Threads' API Is Coming in June

3 hours 22 minutes ago
In 2005 Gabe Rivera was a compiler software engineer at Intel — before starting the tech-news aggregator Techmeme. And last year his Threads profile added the words "This is a little self-serving, but I want all social networks to be as open as possible." Friday Threads engineer Jesse Chen posted that it was Rivera's post when Threads launched asking for an API that "convinced us to go for it." And Techmeme just made its first post using the API, according to Chen. The Verge reports : Threads plans to release its API by the end of June after testing it with a limited set of partners, including Hootsuite, Sprinklr, Sprout Social, Social News Desk, and Techmeme. The API will let developers build third-party apps for Threads and allow sites to publish directly to the platform. More from TechCrunch: Engineer Jesse Chen posted that the company has been building the API for the past few months.

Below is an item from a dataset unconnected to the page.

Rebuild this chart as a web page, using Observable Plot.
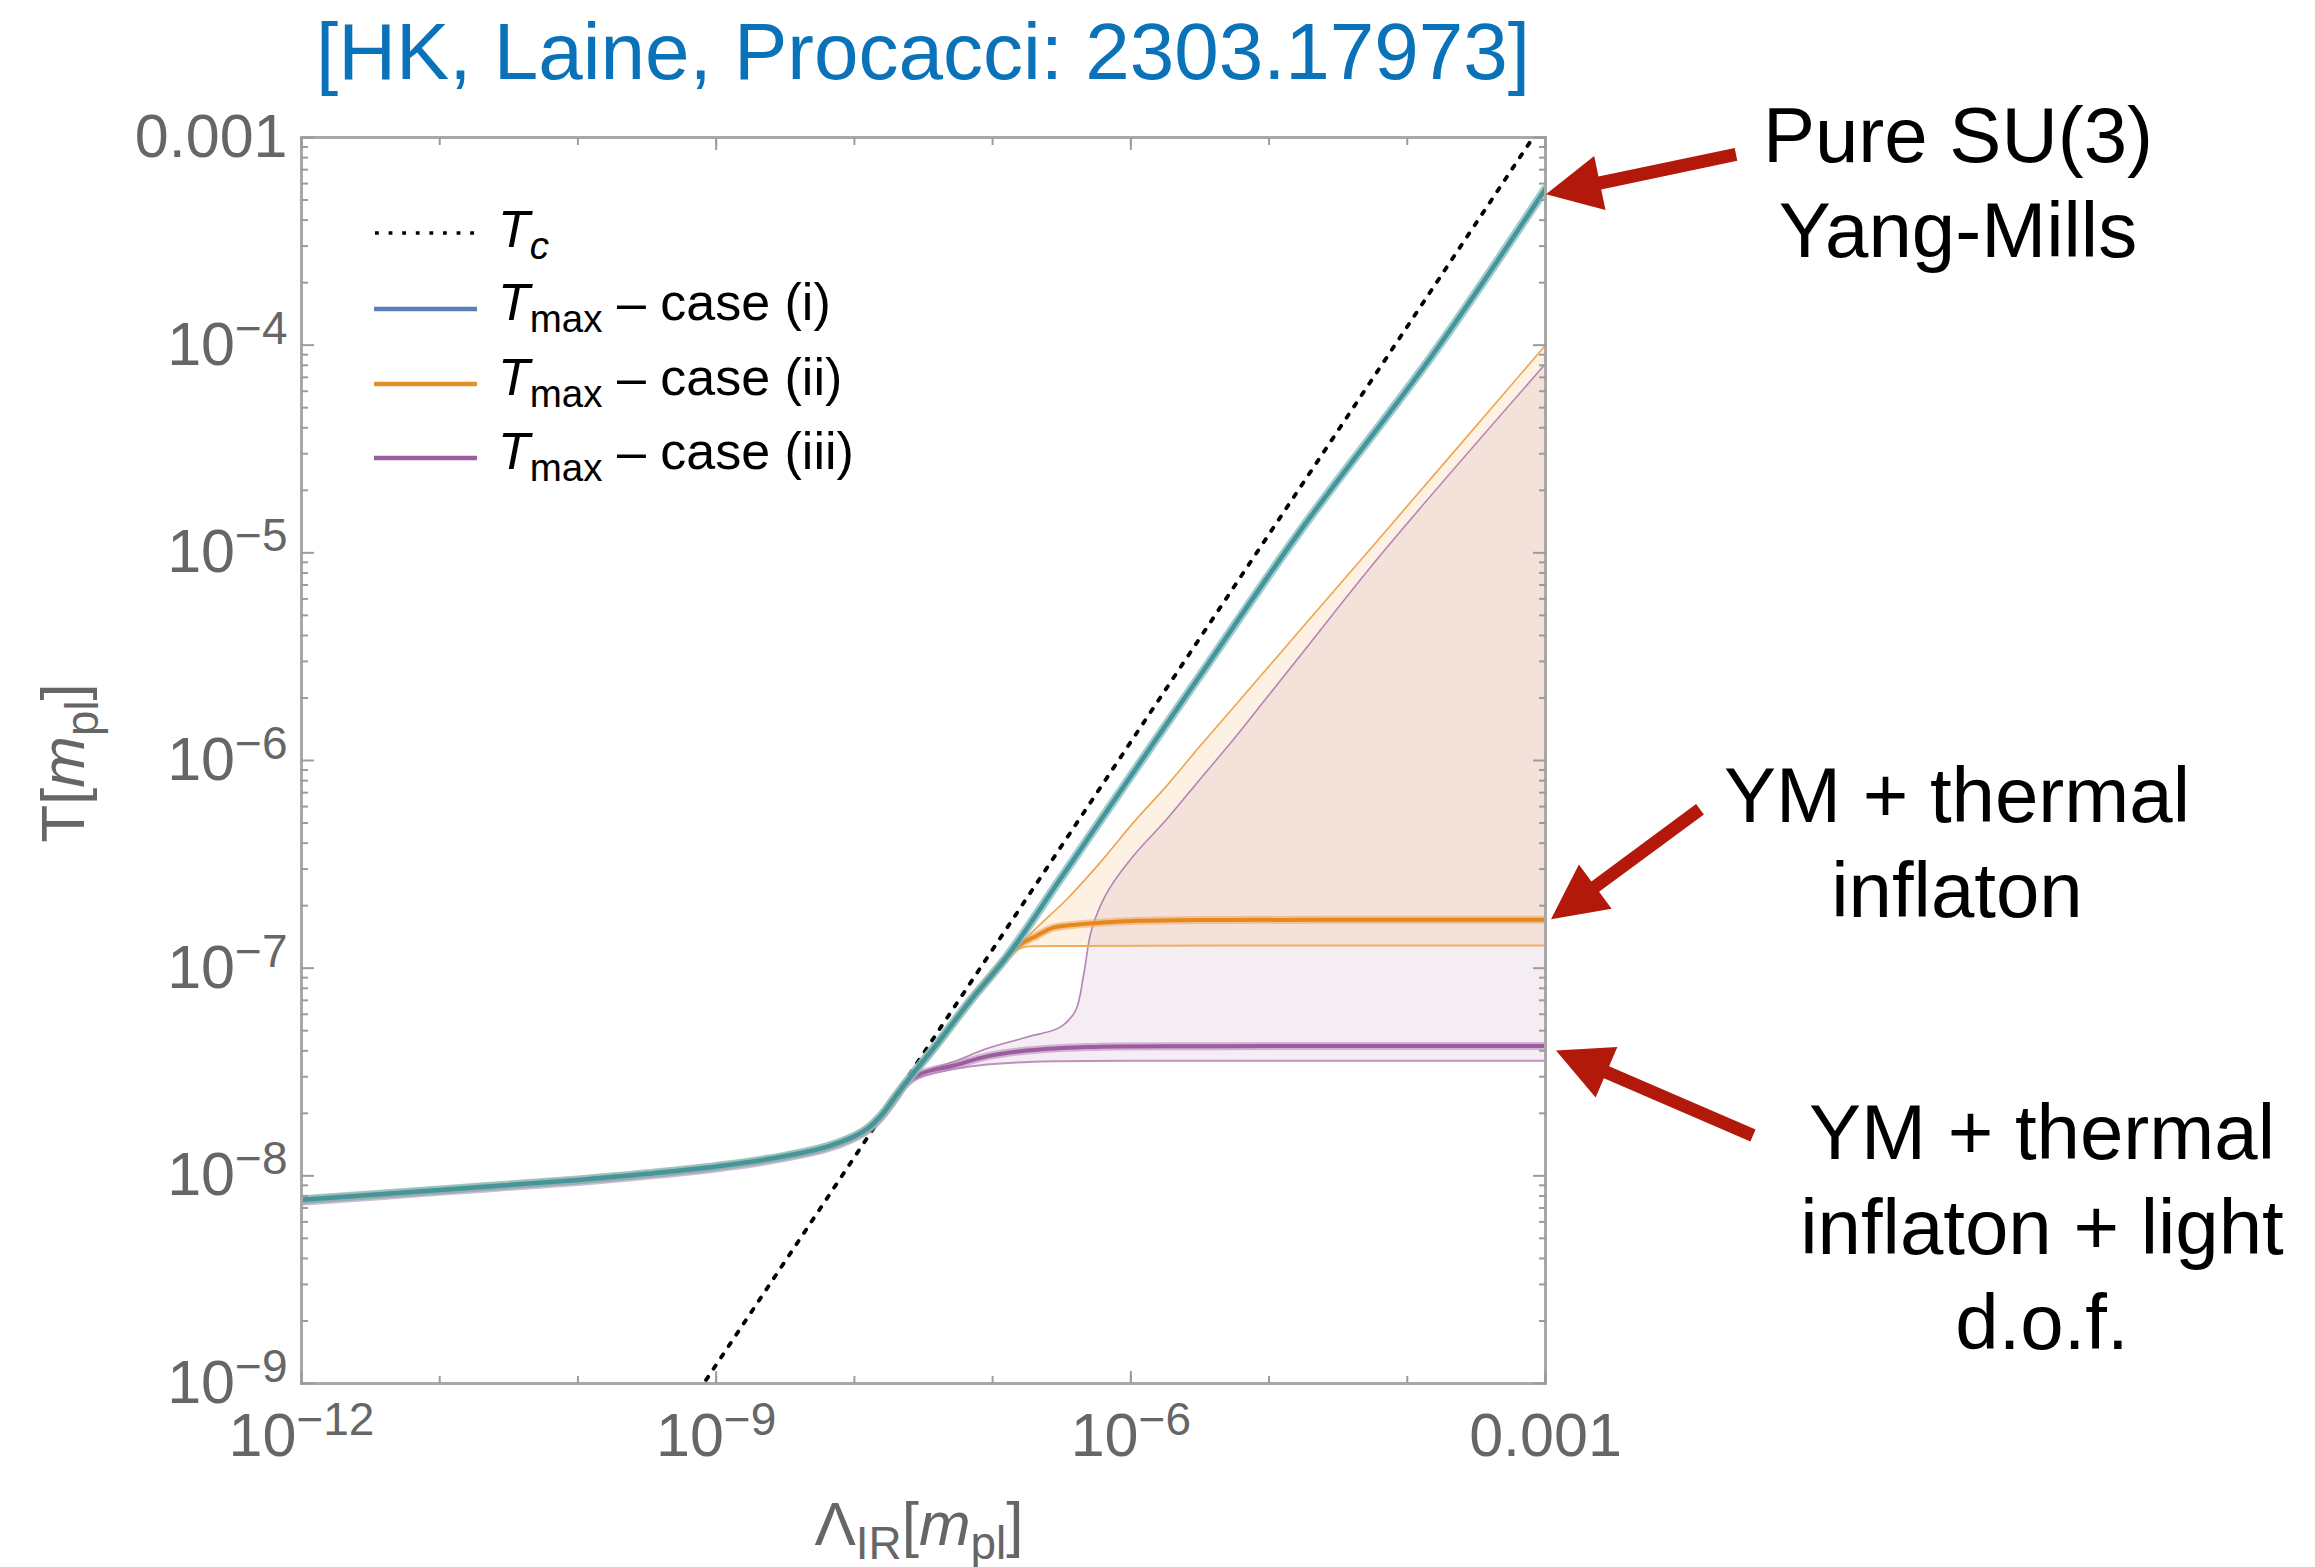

The API currently allows users to authenticate, publish threads and fetch the content they post through these tools. "Over the past few months, we've been building the Threads API to enable creators, developers, and brands to manage their Threads presence at scale and easily share fresh, new ideas with their communities from their favorite third-party applications," he said... The engineer added that Threads is looking to add more capabilities to APIs for moderation and insights gathering.